Think of attention as a flashlight rather than a floodlight. Its power is greatest when concentrated on a single target. Every interruption forces the beam to shift, wasting valuable mental energy.
Perhaps most importantly, sleep remains the unsung hero of academic success. While many students sacrifice rest in pursuit of extra study hours, neuroscience suggests this strategy is deeply counterproductive. Sleep is when the brain sorts, strengthens, and organises the information gathered throughout the day. It is the night shift of learning, where memories are consolidated and neural pathways reinforced.
Without adequate sleep, the brain’s ability to absorb and retain information declines dramatically. Some studies suggest learning capacity can drop by as much as forty percent when sleep is restricted.
In essence, staying awake longer to study often undermines the very goal the student hopes to achieve.
New definition of good student
The most successful students are not necessarily those who spend the most time studying. They are the ones who understand how learning works. They test themselves instead of merely rereading.
They revisit information strategically rather than cramming. They embrace productive struggle instead of seeking comfort. They explain concepts, ask questions, take meaningful breaks, and protect their sleep.
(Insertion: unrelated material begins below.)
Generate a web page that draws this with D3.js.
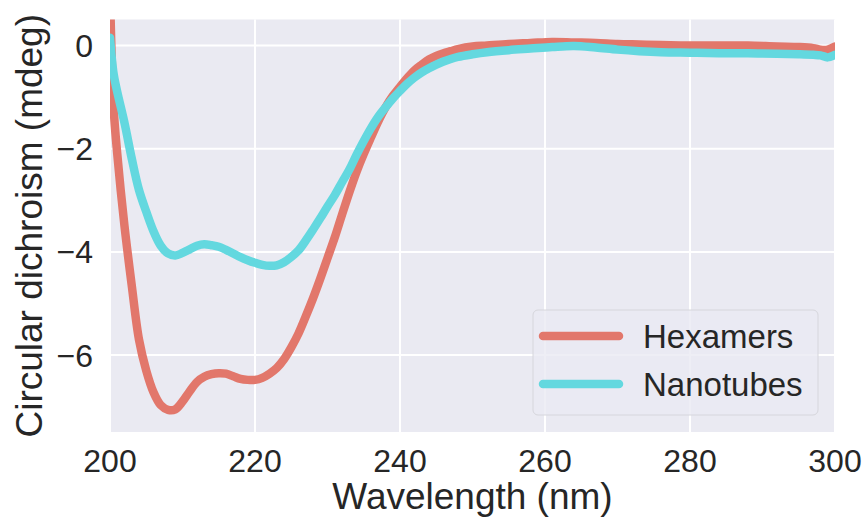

The image of academic success may no longer be a weary student staring at a textbook under the glow of a desk lamp at two in the morning.
Instead, it is a learner who understands that the brain is not a machine to be pushed endlessly, but a remarkable system that rewards strategy over sacrifice. By studying smarter rather than harder, students can achieve deeper understanding, stronger memory, and better results, often in less time than they ever imagined possible.